SOURCE DATA
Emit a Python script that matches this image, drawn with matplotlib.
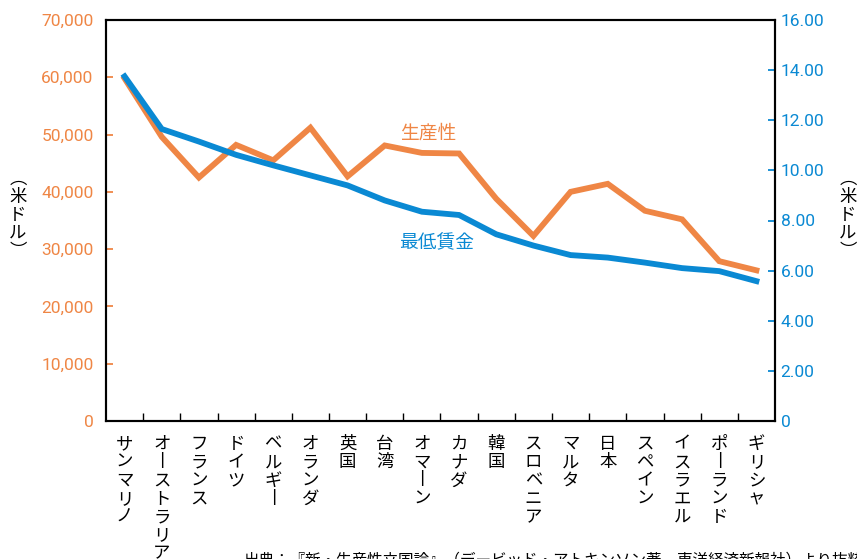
import matplotlib
matplotlib.use("Agg")
import matplotlib.pyplot as plt
import numpy as np

plt.rcParams['font.family'] = ['Noto Sans CJK JP', 'DejaVu Sans']

# 国名（縦書き用に長音は縦棒に置き換える）
countries = ['サンマリノ', 'オーストラリア', 'フランス', 'ドイツ', 'ベルギー', 'オランダ',
             '英国', '台湾', 'オマーン', 'カナダ', '韓国', 'スロベニア', 'マルタ', '日本',
             'スペイン', 'イスラエル', 'ポーランド', 'ギリシャ']

# 生産性（米ドル）
productivity = [59800, 49600, 42500, 48200, 45500, 51200, 42700, 48100, 46800,
                46700, 38800, 32300, 40000, 41400, 36700, 35200, 27900, 26300]

# 最低賃金（米ドル）
min_wage = [13.75, 11.65, 11.15, 10.62, 10.2, 9.8, 9.4, 8.8, 8.35, 8.22,
            7.45, 7.0, 6.62, 6.52, 6.32, 6.1, 5.98, 5.58]

left_ticks = [0, 10000, 20000, 30000, 40000, 50000, 60000, 70000]
right_ticks = [0, 2, 4, 6, 8, 10, 12, 14, 16]

ORANGE = '#EF8645'
BLUE = '#0A89D3'


def vertical(s):
    return '\n'.join(s.replace('ー', '丨'))


fig = plt.figure(figsize=(8.57, 5.59), dpi=100)
ax = fig.add_axes([106 / 857, 1 - 421 / 559, 669 / 857, 401 / 559])
ax2 = ax.twinx()

x = np.arange(len(countries))
ax.plot(x, productivity, color=ORANGE, lw=4.2, solid_joinstyle='miter', zorder=3)
ax2.plot(x, min_wage, color=BLUE, lw=4.2, solid_joinstyle='miter', zorder=3)

ax.set_xlim(-0.5, len(countries) - 0.5)
ax.set_ylim(0, 70000)
ax2.set_ylim(0, 16)

ax.set_yticks(left_ticks)
ax.set_yticklabels([f'{v:,}' for v in left_ticks])
ax2.set_yticks(right_ticks)
ax2.set_yticklabels(['0' if v == 0 else f'{v:.2f}' for v in right_ticks])

ax.tick_params(axis='y', direction='in', length=5, width=1.3, color=ORANGE,
               labelcolor=ORANGE, labelsize=12.5, pad=9)
ax2.tick_params(axis='y', direction='in', length=5, width=1.3, color=BLUE,
                labelcolor=BLUE, labelsize=12.5, pad=4)
for lab in ax.get_yticklabels() + ax2.get_yticklabels():
    lab.set_fontfamily(['Roboto', 'DejaVu Sans'])

# カテゴリ境界の目盛り（内向き）
ax.set_xticks(x)
ax.set_xticklabels([vertical(c) for c in countries], fontsize=12.5,
                   linespacing=1.02, va='top')
ax.set_xticks(np.arange(0.5, len(countries) - 0.5), minor=True)
ax.tick_params(axis='x', which='major', length=0, pad=10)
ax.tick_params(axis='x', which='minor', direction='in', length=6, width=1.0,
               color='black')

for a in (ax, ax2):
    for sp in a.spines.values():
        sp.set_linewidth(1.5)
        sp.set_color('black')

unit = vertical('︵米ドル︶')
fig.text(18 / 857, 1 - 215 / 559, unit, fontsize=12.5,
         ha='center', va='center', linespacing=1.0)
fig.text(848 / 857, 1 - 215 / 559, unit, fontsize=12.5,
         ha='center', va='center', linespacing=1.0)

fig.text(428 / 857, 1 - 133 / 559, '生産性', color=ORANGE, fontsize=13.5,
         ha='center', va='center')
fig.text(437 / 857, 1 - 243 / 559, '最低賃金', color=BLUE, fontsize=13.5,
         ha='center', va='center')

fig.text(243 / 857, 1 - 551 / 559,
         '出典：『新・生産性立国論』（デービッド・アトキンソン著、東洋経済新報社）より抜粋',
         fontsize=11.2, ha='left', va='top')

fig.savefig('out.png', dpi=100)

PROBLEM DESCRIPTION
Your task is to restate word for word the lines from the top of the data to the line containing "plt.rcParams['font.family'] = ['Noto", both ends included, with every picture left out.

SOLUTION TO THIS PROBLEM
Emit a Python script that matches this image, drawn with matplotlib.
import matplotlib
matplotlib.use("Agg")
import matplotlib.pyplot as plt
import numpy as np

plt.rcParams['font.family'] = ['Noto Sans CJK JP', 'DejaVu Sans']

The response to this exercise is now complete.